(VIDEO) DeKalb Strong fundraiser draws residents, lacks politicians
DeKalb Strong, the group leading campaign against creating new cities in DeKalb County held its own fundraiser on Thursday, Sept. 17, at Napoleons Grill on LaVista Road.
One person in attendance, who only identified herself as Sharon, grabbed a “No” yard sign to take home.
“I just can’t think of a good reason to do it,” she said of the cityhood proposals. “I’m not convinced it’s a good idea.”
There are two proposed cities on the ballot Nov. 3. LaVista Hills and Tucker.
LaVista Hills would have over 65,000 people. It would be bordered on the north and west sides by I-85 and bisected by I-285. Tucker would have a population of over 30,000 people. Its western border would be I-285 and its southern boundary would be portions of Stone Mountain Freeway and East Ponce de Leon Avenue.
The LaVista Hills proposal has been the more contentious of the two, and has received much of DeKalb Strong’s attention.
There were several notable contrasts between the Sept. 17 fundraiser and a recent fundraiser held by supporters of creating a new city of LaVista Hills.
The room wasn’t as quiet as it was on Aug. 26 when the LaVista Hills Alliance gathered in a private room at the 57th Fighter Group Restaurant. At times DeKalb Strong President Marjorie Snook contended with the noise of other restaurant patrons enjoying their meals.
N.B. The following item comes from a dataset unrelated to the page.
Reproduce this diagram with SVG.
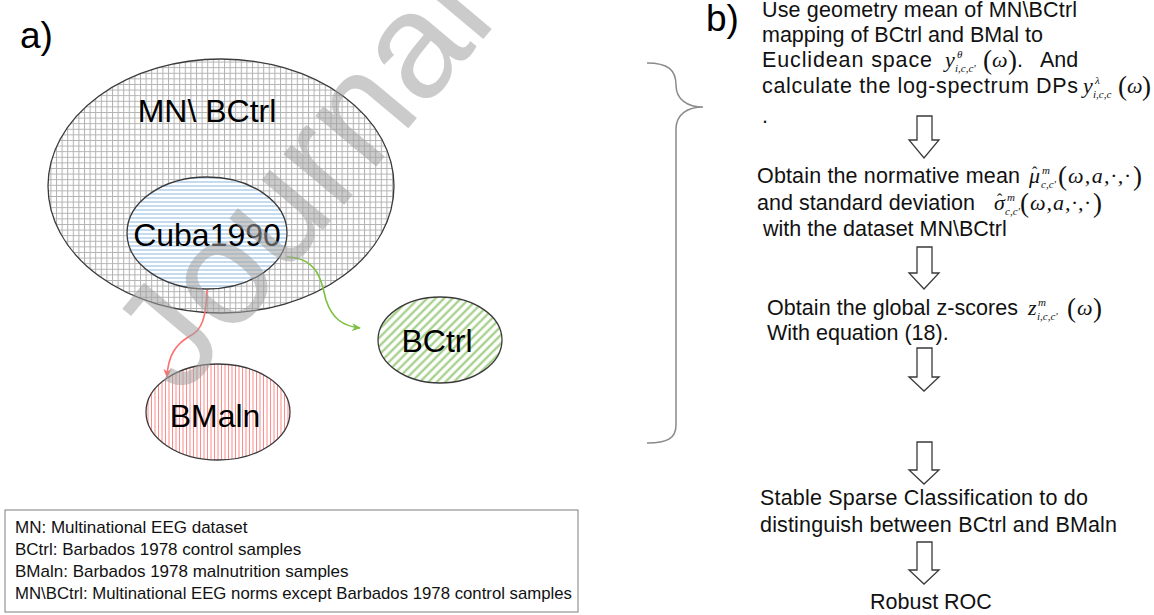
<svg xmlns="http://www.w3.org/2000/svg" width="1154" height="615" viewBox="0 0 1154 615">
<style>
.t{font-family:"Liberation Sans",Arial,sans-serif;font-size:21.5px;fill:#111}
.lbl{font-family:"Liberation Sans",Arial,sans-serif;font-size:32px;fill:#000;text-anchor:middle}
.big{font-family:"Liberation Sans",Arial,sans-serif;font-size:37px;fill:#000}
.lg{font-family:"Liberation Sans",Arial,sans-serif;font-size:17px;fill:#111}
.m{font-family:"Liberation Serif","Times New Roman",serif;font-style:italic;font-size:22px;fill:#111}
.ms{font-family:"Liberation Serif","Times New Roman",serif;font-style:italic;font-size:11px;fill:#111}
.hat{font-family:"Liberation Serif","Times New Roman",serif;font-size:16px;fill:#111}
.p{font-family:"Liberation Serif","Times New Roman",serif;font-size:27px;fill:#111}
.ell{stroke:#3a3a3a;stroke-width:1.3}
.harr{fill:#fff;stroke:#3a3a3a;stroke-width:1.3;stroke-linejoin:miter}
.wm{font-family:"Liberation Sans",Arial,sans-serif;font-size:150px;fill:#a0a0a0;fill-opacity:0.55}
</style>
<defs>
<pattern id="grid" width="5.6" height="5.6" patternUnits="userSpaceOnUse">
<rect width="5.6" height="5.6" fill="#fff"/>
<path d="M0 0.5H5.6M0.5 0V5.6" stroke="#b2b2b2" stroke-width="1"/>
</pattern>
<pattern id="hblue" width="4" height="4" patternUnits="userSpaceOnUse">
<rect width="4" height="4" fill="#fff"/>
<path d="M0 2H4" stroke="#9dc3e6" stroke-width="1.2"/>
</pattern>
<pattern id="dgreen" width="6" height="6" patternUnits="userSpaceOnUse" patternTransform="rotate(-45)">
<rect width="6" height="6" fill="#fff"/>
<path d="M0 3H6" stroke="#a9d18e" stroke-width="2.4"/>
</pattern>
<pattern id="vred" width="7" height="7" patternUnits="userSpaceOnUse">
<rect width="7" height="7" fill="#fff"/>
<path d="M1 0V7M4.5 0V7" stroke="#ff8c8c" stroke-width="1"/>
</pattern>
<marker id="ag" markerWidth="10" markerHeight="10" refX="8" refY="5" orient="auto" markerUnits="userSpaceOnUse">
<path d="M0,1 L9,5 L0,9 L2.5,5 Z" fill="#7cc142"/>
</marker>
<marker id="ar" markerWidth="10" markerHeight="10" refX="8" refY="5" orient="auto" markerUnits="userSpaceOnUse">
<path d="M0,1 L9,5 L0,9 L2.5,5 Z" fill="#ff6f6f"/>
</marker>
</defs>
<rect width="1154" height="615" fill="#fff"/>

<text class="big" x="20" y="48">a)</text>
<text class="big" x="706" y="31">b)</text>

<g id="node-mn">
<ellipse class="ell" cx="221" cy="186" rx="173" ry="127" fill="url(#grid)"/>
<text class="lbl" x="207" y="122">MN\ BCtrl</text>
</g>
<g id="node-cuba">
<ellipse class="ell" cx="207" cy="233" rx="80" ry="56" fill="url(#hblue)"/>
<text class="lbl" x="207" y="246">Cuba1990</text>
</g>
<g id="node-bctrl">
<ellipse class="ell" cx="440" cy="340" rx="62" ry="43" fill="url(#dgreen)"/>
<text class="lbl" x="437" y="352">BCtrl</text>
</g>
<g id="node-bmaln">
<ellipse class="ell" cx="218" cy="412" rx="72" ry="48" fill="url(#vred)"/>
<text class="lbl" x="215" y="427">BMaln</text>
</g>

<g id="connectors" fill="none">
<path d="M287,257 C320,258 322,285 326,300 C332,318 342,326 360,328" stroke="#7cc142" stroke-width="1.6" marker-end="url(#ag)"/>
<path d="M207,290 C206,318 202,330 190,336 C176,344 168,355 167,377" stroke="#ff6f6f" stroke-width="1.6" marker-end="url(#ar)"/>
</g>

<g id="brace">
<path d="M647,63 C668,63 676,70 676,85 C676,100 688,107 703,107 C688,107 676,114 676,129 L676,425 C676,438 668,443 647,443" fill="none" stroke="#8a8a8a" stroke-width="1.5"/>
</g>

<g id="legend">
<rect x="5" y="510" width="573" height="102" fill="#fff" stroke="#7f7f7f" stroke-width="1"/>
<text class="lg" x="15" y="533">MN: Multinational EEG dataset</text>
<text class="lg" x="15" y="555">BCtrl: Barbados 1978 control samples</text>
<text class="lg" x="15" y="577">BMaln: Barbados 1978 malnutrition samples</text>
<text class="lg" x="15" y="599" textLength="557" lengthAdjust="spacingAndGlyphs">MN\BCtrl: Multinational EEG norms except Barbados 1978 control samples</text>
</g>

<g id="step1">
<text class="t" x="762" y="17" textLength="315" lengthAdjust="spacing">Use geometry mean of MN\BCtrl</text>
<text class="t" x="762" y="42">mapping of BCtrl and BMal to</text>
<text class="t" x="762" y="67" textLength="170" lengthAdjust="spacing">Euclidean space</text>
<text class="m" x="945" y="67">y</text>
<text class="ms" x="957" y="58" font-style="normal">θ</text>
<text class="ms" x="955" y="72">i,c,c'</text>
<text class="p" x="983" y="69">(</text>
<text class="m" x="992" y="67">ω</text>
<text class="p" x="1008" y="69">)</text>
<text class="t" x="1017" y="67">.</text>
<text class="t" x="1040" y="67">And</text>
<text class="t" x="762" y="93" textLength="316" lengthAdjust="spacing">calculate the log-spectrum DPs</text>
<text class="m" x="1083" y="93">y</text>
<text class="ms" x="1095" y="84" font-style="normal">λ</text>
<text class="ms" x="1093" y="98">i,c,c</text>
<text class="p" x="1118" y="95">(</text>
<text class="m" x="1127" y="93">ω</text>
<text class="p" x="1142" y="95">)</text>
<text class="t" x="762" y="123">.</text>
</g>

<g id="arrow1"><path class="harr" d="M917,116 H932 V140 H939 L924,158 L909,140 H917 Z"/></g>

<g id="step2">
<text class="t" x="757" y="183" textLength="263" lengthAdjust="spacing">Obtain the normative mean</text>
<text class="m" x="1029" y="183">μ</text>
<text class="hat" x="1032" y="178">ˆ</text>
<text class="ms" x="1042" y="174">m</text>
<text class="ms" x="1041" y="188">c,c'</text>
<text class="p" x="1058" y="185">(</text>
<text class="m" x="1068" y="183" textLength="62" lengthAdjust="spacing">ω,a,·,·</text>
<text class="p" x="1133" y="185">)</text>
<text class="t" x="757" y="210" textLength="218" lengthAdjust="spacing">and standard deviation</text>
<text class="m" x="994" y="210">σ</text>
<text class="hat" x="997" y="205">ˆ</text>
<text class="ms" x="1007" y="201">m</text>
<text class="ms" x="1005" y="215">c,c'</text>
<text class="p" x="1020" y="212">(</text>
<text class="m" x="1030" y="210" textLength="60" lengthAdjust="spacing">ω,a,·,·</text>
<text class="p" x="1093" y="212">)</text>
<text class="t" x="763" y="236">with the dataset MN\BCtrl</text>
</g>

<g id="arrow2"><path class="harr" d="M917,247 H932 V273 H939 L924,289 L909,273 H917 Z"/></g>

<g id="step3">
<text class="t" x="767" y="315" textLength="251" lengthAdjust="spacing">Obtain the global z-scores</text>
<text class="m" x="1028" y="315">z</text>
<text class="ms" x="1038" y="306">m</text>
<text class="ms" x="1037" y="320">i,c,c'</text>
<text class="p" x="1067" y="317">(</text>
<text class="m" x="1077" y="315">ω</text>
<text class="p" x="1093" y="317">)</text>
<text class="t" x="767" y="340">With equation (18).</text>
</g>

<g id="arrow3"><path class="harr" d="M917,348 H932 V377 H939 L924,391 L909,377 H917 Z"/></g>
<g id="arrow4"><path class="harr" d="M917,442 H932 V470 H939 L924,484 L909,470 H917 Z"/></g>

<g id="step4">
<text class="t" x="760" y="505" textLength="328" lengthAdjust="spacing">Stable Sparse Classification to do</text>
<text class="t" x="760" y="532" textLength="357" lengthAdjust="spacing">distinguish between BCtrl and BMaln</text>
</g>

<g id="arrow5"><path class="harr" d="M917,542 H932 V570 H939 L924,584 L909,570 H917 Z"/></g>

<g id="step5">
<text class="t" x="870" y="609">Robust ROC</text>
</g>

<text class="wm" x="182" y="398" transform="rotate(-50 182 398)">Journal</text>
</svg>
The LaVista Hills fundraiser drew elected officials from nearly every city in DeKalb. The DeKalb Strong fundraiser was lacking in that department. The closest the fundraiser had to a politician was former County Commissioner Gale Walldorff.
About 50 people showed up to the DeKalb Strong event and the suggested minimum donation to the cause was $50. LaVista Hills had them beat on that one, too, holding a fundraiser in a crowded room with a $500 minimum.
There weren’t any potential vendors interested in bidding on city contracts in the room. The event mainly drew people who were fine with living in the county, thanks, and weren’t interested in being a part of any new city. The current state of affairs in DeKalb County, with a government deemed “rotten to the core” by the man county officials hired to investigate it, is one of the main planks in the pro-cityhood movement platform.
DeKalb Strong doesn’t disagree that the county is a mess. It just doesn’t agree that a new city will solve the problems that county government has either created or is unable to fix.
Snook was the only speaker at the Sept. 17 event.
“We believe that this plan … all that ends up leading to is higher taxes, more politicians, more traffic, and fewer police,” Snook said. “Our opponents in this who are advocating to create a city, had a $500 a plate fundraiser (a few) weeks ago for vendors who want to do business with a new city and make money off having a new layer of government. … We do not have the corporate donors, and we cannot promise any kind of government contracts to anybody, but we have the numbers.”
Melissa Montgomery, a DeKalb Strong volunteer, said she’s been anti-cityhood since 2013, when the LaVista Hills plan was comprised of two competing cities: Lakeside and Briarcliff. She said, “DeKalb is OK with me.”
“I choose to live in unincorporated DeKalb County because I didn’t want to pay city taxes,” she said.
Frank Ranew, a former Atlanta Journal Constitution editor, said he’s been reading the news stories about the plan.
“I’ve just come down to the conclusion that this is a bad idea,” he said, adding that residents should, “Fix the government we have in place.”
Angela Trosclair, who lives in the proposed city of Tucker, said there’s plenty of opposition to that idea, too.
“We need to fix what we have,” she said. “Over 99 percent of our taxes are still going to be with the county. We need to fix the county.”